┌─ DATA BLOCK

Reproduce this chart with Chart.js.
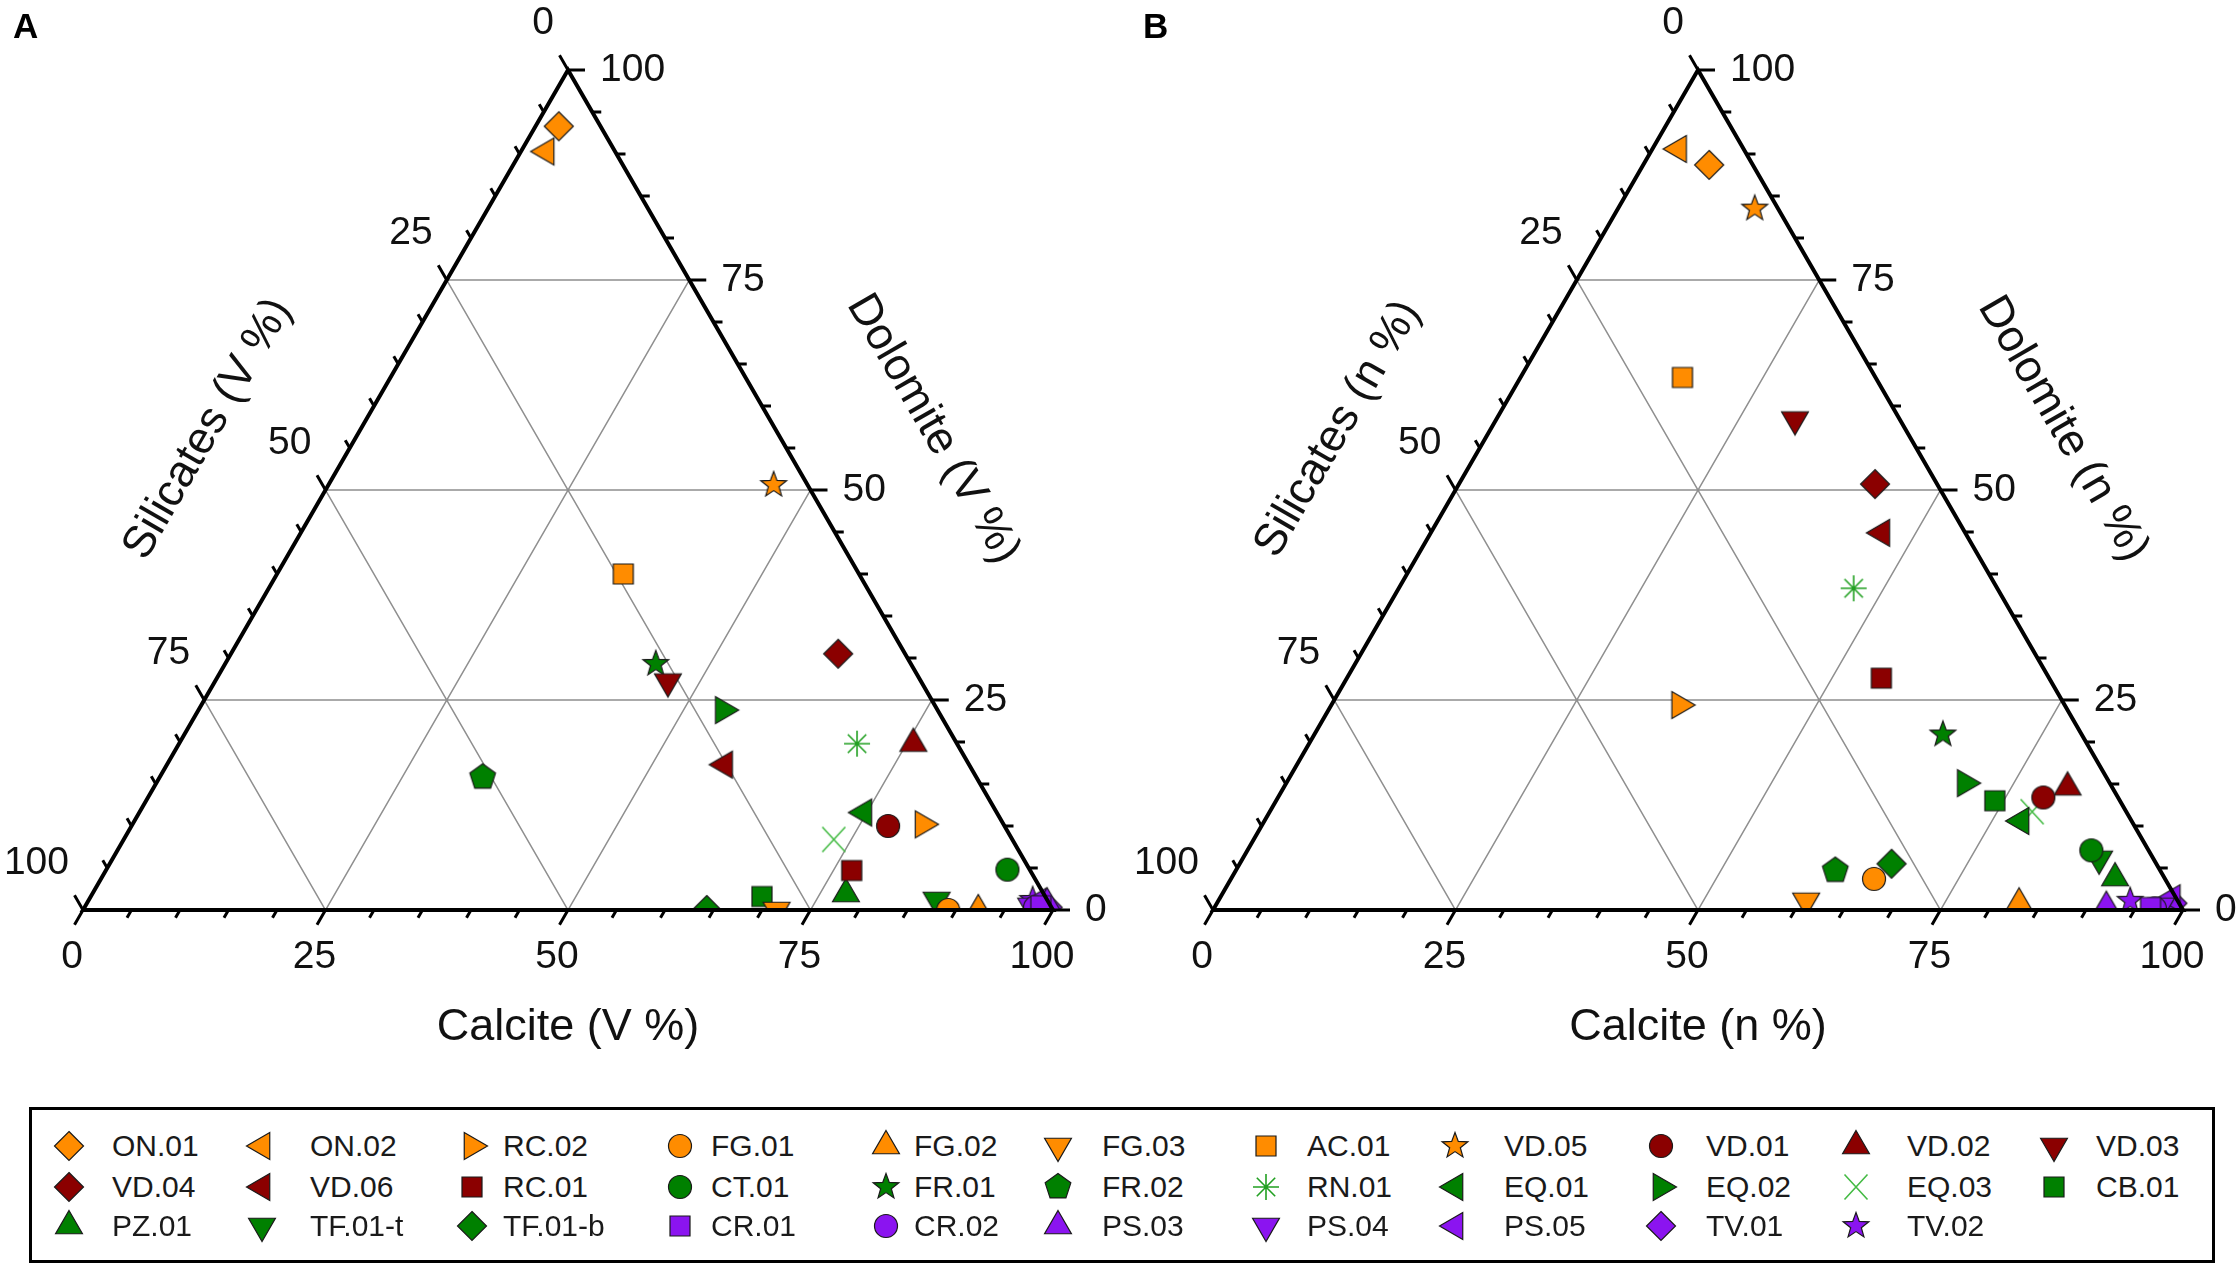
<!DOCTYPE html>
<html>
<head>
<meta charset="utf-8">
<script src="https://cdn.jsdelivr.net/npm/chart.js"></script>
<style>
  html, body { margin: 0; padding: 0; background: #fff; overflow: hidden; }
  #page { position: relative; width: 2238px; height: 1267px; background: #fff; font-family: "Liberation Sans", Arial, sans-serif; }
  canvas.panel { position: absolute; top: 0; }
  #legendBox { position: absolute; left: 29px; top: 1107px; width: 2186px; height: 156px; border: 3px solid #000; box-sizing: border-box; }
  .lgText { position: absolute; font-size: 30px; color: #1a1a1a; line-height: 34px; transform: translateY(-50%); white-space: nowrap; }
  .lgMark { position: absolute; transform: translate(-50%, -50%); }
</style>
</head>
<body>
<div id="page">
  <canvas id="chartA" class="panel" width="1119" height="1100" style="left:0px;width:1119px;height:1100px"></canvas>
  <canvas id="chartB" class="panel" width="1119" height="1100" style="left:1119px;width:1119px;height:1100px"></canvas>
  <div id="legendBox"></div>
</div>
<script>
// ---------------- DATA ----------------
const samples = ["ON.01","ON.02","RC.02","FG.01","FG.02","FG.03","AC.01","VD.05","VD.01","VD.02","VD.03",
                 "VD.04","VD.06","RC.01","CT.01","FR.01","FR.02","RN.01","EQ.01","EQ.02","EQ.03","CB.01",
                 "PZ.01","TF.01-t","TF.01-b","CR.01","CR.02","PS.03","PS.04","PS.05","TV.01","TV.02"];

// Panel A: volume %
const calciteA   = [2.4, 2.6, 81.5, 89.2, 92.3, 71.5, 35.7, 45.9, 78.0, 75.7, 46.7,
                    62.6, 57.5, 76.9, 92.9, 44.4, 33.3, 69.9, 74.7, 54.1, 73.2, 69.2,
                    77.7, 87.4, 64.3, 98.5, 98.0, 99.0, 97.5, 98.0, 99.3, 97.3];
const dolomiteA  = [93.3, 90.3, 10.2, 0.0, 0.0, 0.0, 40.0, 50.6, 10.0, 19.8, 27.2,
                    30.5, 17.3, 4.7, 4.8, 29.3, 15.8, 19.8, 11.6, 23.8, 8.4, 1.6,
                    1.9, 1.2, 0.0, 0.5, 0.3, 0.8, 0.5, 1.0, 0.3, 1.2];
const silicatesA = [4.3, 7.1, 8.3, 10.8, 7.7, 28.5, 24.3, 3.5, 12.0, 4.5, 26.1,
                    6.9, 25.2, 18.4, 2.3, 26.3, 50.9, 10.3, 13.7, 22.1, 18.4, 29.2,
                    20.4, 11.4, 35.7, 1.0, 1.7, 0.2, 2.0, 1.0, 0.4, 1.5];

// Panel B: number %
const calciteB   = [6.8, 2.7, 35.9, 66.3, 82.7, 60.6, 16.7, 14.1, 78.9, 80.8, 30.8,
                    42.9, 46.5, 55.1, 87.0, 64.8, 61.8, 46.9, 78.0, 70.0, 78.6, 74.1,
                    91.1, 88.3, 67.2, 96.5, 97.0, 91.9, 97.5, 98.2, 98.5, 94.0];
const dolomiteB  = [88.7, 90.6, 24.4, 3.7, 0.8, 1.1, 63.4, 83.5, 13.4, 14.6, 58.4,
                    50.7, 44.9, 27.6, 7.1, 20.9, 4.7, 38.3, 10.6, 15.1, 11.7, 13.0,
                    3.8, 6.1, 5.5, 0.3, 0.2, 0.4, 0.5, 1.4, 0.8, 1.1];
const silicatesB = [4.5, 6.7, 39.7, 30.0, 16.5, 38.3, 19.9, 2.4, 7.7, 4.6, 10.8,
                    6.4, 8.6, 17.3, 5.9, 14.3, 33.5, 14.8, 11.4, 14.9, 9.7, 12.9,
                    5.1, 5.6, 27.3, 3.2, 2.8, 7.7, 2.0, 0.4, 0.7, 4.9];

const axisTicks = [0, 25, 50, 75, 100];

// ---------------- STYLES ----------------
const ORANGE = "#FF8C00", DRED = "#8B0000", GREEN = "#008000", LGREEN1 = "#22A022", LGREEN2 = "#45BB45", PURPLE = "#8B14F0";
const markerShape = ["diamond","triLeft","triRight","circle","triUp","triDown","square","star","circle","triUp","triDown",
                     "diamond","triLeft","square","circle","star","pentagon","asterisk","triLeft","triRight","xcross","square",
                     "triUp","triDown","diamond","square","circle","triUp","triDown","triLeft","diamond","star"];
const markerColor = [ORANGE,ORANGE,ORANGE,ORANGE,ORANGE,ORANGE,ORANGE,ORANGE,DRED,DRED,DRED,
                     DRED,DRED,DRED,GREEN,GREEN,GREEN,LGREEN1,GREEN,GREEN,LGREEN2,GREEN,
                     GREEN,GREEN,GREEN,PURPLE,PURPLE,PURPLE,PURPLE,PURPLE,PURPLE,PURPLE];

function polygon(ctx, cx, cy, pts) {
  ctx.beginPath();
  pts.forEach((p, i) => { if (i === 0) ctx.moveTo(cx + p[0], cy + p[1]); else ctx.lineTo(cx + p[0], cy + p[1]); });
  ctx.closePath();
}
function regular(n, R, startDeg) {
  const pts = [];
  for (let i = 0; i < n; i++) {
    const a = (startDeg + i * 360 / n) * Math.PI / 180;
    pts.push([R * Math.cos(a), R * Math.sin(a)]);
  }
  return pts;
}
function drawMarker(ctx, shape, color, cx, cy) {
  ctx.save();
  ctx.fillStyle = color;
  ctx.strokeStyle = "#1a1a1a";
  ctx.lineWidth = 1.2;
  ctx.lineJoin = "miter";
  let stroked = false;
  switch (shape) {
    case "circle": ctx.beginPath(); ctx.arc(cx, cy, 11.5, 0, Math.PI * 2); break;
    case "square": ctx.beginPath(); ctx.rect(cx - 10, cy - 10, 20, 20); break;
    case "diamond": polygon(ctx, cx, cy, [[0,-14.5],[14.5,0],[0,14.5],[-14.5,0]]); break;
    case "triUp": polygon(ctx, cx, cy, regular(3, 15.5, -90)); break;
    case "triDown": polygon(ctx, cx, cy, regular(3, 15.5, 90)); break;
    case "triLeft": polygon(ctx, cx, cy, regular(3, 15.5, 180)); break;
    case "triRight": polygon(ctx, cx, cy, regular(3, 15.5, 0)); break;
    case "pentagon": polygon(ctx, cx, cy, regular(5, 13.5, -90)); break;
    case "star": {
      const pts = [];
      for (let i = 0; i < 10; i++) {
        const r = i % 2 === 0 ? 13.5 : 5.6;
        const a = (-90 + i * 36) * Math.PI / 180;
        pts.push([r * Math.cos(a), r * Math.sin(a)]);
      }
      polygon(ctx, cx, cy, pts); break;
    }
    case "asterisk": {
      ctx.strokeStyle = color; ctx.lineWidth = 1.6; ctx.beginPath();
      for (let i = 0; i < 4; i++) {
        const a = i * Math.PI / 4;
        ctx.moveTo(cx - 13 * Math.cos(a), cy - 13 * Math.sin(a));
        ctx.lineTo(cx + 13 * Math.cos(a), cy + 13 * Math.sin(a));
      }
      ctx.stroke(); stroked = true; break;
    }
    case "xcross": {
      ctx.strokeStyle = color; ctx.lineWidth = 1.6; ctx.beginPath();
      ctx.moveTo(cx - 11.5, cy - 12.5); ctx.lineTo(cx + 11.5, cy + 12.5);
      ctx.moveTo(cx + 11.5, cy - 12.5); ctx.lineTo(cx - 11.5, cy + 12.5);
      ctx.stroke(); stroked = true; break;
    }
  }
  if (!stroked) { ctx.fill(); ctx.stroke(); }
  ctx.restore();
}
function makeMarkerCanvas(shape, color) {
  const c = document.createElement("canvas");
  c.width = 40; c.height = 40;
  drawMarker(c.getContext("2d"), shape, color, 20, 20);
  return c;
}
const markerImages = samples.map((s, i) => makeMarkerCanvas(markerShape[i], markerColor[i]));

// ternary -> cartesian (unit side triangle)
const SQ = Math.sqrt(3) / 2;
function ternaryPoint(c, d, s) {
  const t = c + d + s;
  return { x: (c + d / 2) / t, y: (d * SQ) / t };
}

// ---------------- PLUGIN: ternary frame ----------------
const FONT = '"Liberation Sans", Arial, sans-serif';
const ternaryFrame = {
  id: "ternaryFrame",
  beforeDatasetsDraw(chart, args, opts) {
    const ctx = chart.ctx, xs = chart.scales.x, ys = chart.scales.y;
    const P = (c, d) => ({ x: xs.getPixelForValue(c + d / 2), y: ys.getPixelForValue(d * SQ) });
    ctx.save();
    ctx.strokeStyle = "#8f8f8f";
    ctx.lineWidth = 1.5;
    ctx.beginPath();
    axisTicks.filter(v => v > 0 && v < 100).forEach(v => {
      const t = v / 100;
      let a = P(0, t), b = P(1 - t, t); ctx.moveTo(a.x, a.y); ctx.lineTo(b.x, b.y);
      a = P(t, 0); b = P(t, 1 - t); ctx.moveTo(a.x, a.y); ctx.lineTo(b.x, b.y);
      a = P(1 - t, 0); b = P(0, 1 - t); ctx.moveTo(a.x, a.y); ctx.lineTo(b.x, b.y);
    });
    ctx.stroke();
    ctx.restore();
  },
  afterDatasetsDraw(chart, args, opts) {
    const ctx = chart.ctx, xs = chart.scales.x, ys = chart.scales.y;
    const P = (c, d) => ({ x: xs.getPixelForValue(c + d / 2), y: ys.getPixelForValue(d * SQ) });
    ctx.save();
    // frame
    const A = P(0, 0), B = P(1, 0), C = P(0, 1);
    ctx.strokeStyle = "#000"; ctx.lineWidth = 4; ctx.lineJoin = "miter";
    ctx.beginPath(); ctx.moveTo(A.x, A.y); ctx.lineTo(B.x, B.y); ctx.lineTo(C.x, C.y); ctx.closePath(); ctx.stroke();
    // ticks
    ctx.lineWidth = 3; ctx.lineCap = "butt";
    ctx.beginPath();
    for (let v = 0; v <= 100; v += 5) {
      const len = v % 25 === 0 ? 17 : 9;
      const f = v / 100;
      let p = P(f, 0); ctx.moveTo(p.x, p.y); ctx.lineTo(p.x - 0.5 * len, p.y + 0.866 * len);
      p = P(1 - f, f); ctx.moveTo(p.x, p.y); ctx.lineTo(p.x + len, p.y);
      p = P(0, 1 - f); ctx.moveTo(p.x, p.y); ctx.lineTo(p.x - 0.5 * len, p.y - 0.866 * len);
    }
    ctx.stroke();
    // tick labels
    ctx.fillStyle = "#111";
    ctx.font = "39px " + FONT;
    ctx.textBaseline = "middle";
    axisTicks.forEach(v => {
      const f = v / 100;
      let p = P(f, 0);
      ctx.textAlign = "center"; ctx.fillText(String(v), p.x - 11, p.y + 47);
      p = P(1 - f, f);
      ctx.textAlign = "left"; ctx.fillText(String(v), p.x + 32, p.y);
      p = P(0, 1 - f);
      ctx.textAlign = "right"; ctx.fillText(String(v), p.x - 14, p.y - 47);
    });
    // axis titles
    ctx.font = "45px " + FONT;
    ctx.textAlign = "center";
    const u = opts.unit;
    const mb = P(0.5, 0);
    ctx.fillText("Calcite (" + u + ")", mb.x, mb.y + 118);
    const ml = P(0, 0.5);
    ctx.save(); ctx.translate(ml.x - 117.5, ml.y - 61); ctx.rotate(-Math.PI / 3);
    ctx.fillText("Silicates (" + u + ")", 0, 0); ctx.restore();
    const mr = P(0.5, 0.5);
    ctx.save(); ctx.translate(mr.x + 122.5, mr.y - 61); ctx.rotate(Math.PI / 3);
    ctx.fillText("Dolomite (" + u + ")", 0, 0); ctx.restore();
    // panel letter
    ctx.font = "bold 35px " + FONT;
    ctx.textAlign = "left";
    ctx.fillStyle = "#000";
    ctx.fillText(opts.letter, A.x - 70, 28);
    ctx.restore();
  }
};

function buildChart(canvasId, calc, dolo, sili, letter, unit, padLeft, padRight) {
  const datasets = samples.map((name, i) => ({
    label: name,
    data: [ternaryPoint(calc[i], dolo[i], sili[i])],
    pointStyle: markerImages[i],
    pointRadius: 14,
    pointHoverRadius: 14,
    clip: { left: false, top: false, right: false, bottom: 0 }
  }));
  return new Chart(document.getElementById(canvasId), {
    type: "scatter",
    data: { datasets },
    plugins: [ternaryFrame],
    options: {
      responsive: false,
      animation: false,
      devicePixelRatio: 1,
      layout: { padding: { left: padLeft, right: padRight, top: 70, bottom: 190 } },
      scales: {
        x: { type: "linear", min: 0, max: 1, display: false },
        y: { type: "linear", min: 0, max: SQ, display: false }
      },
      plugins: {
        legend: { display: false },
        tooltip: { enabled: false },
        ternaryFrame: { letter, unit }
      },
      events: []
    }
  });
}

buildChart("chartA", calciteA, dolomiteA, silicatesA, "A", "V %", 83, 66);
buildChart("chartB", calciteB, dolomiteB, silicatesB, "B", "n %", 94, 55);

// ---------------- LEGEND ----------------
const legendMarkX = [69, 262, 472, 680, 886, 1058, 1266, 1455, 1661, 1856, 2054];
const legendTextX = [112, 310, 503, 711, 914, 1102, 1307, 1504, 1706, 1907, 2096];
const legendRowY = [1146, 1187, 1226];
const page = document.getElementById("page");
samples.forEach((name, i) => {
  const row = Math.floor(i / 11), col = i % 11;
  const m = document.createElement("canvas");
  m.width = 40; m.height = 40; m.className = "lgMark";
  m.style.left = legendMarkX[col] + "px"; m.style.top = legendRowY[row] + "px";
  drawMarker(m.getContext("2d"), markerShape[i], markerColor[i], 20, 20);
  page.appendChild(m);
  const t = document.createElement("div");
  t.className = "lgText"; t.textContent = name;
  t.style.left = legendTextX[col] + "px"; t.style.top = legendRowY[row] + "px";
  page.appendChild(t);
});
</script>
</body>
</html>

└─

* GOAL *
Begin at the first line of the material and copy each line exactly through the one containing "20.4, 11.4, 35.7, 1.0, 1.7, 0.2, 2.0, 1.0, 0.4, 1.5];". Omit pictures.

* EXERCISE OUTPUT *
Reproduce this chart with Chart.js.
<!DOCTYPE html>
<html>
<head>
<meta charset="utf-8">
<script src="https://cdn.jsdelivr.net/npm/chart.js"></script>
<style>
  html, body { margin: 0; padding: 0; background: #fff; overflow: hidden; }
  #page { position: relative; width: 2238px; height: 1267px; background: #fff; font-family: "Liberation Sans", Arial, sans-serif; }
  canvas.panel { position: absolute; top: 0; }
  #legendBox { position: absolute; left: 29px; top: 1107px; width: 2186px; height: 156px; border: 3px solid #000; box-sizing: border-box; }
  .lgText { position: absolute; font-size: 30px; color: #1a1a1a; line-height: 34px; transform: translateY(-50%); white-space: nowrap; }
  .lgMark { position: absolute; transform: translate(-50%, -50%); }
</style>
</head>
<body>
<div id="page">
  <canvas id="chartA" class="panel" width="1119" height="1100" style="left:0px;width:1119px;height:1100px"></canvas>
  <canvas id="chartB" class="panel" width="1119" height="1100" style="left:1119px;width:1119px;height:1100px"></canvas>
  <div id="legendBox"></div>
</div>
<script>
// ---------------- DATA ----------------
const samples = ["ON.01","ON.02","RC.02","FG.01","FG.02","FG.03","AC.01","VD.05","VD.01","VD.02","VD.03",
                 "VD.04","VD.06","RC.01","CT.01","FR.01","FR.02","RN.01","EQ.01","EQ.02","EQ.03","CB.01",
                 "PZ.01","TF.01-t","TF.01-b","CR.01","CR.02","PS.03","PS.04","PS.05","TV.01","TV.02"];

// Panel A: volume %
const calciteA   = [2.4, 2.6, 81.5, 89.2, 92.3, 71.5, 35.7, 45.9, 78.0, 75.7, 46.7,
                    62.6, 57.5, 76.9, 92.9, 44.4, 33.3, 69.9, 74.7, 54.1, 73.2, 69.2,
                    77.7, 87.4, 64.3, 98.5, 98.0, 99.0, 97.5, 98.0, 99.3, 97.3];
const dolomiteA  = [93.3, 90.3, 10.2, 0.0, 0.0, 0.0, 40.0, 50.6, 10.0, 19.8, 27.2,
                    30.5, 17.3, 4.7, 4.8, 29.3, 15.8, 19.8, 11.6, 23.8, 8.4, 1.6,
                    1.9, 1.2, 0.0, 0.5, 0.3, 0.8, 0.5, 1.0, 0.3, 1.2];
const silicatesA = [4.3, 7.1, 8.3, 10.8, 7.7, 28.5, 24.3, 3.5, 12.0, 4.5, 26.1,
                    6.9, 25.2, 18.4, 2.3, 26.3, 50.9, 10.3, 13.7, 22.1, 18.4, 29.2,
                    20.4, 11.4, 35.7, 1.0, 1.7, 0.2, 2.0, 1.0, 0.4, 1.5];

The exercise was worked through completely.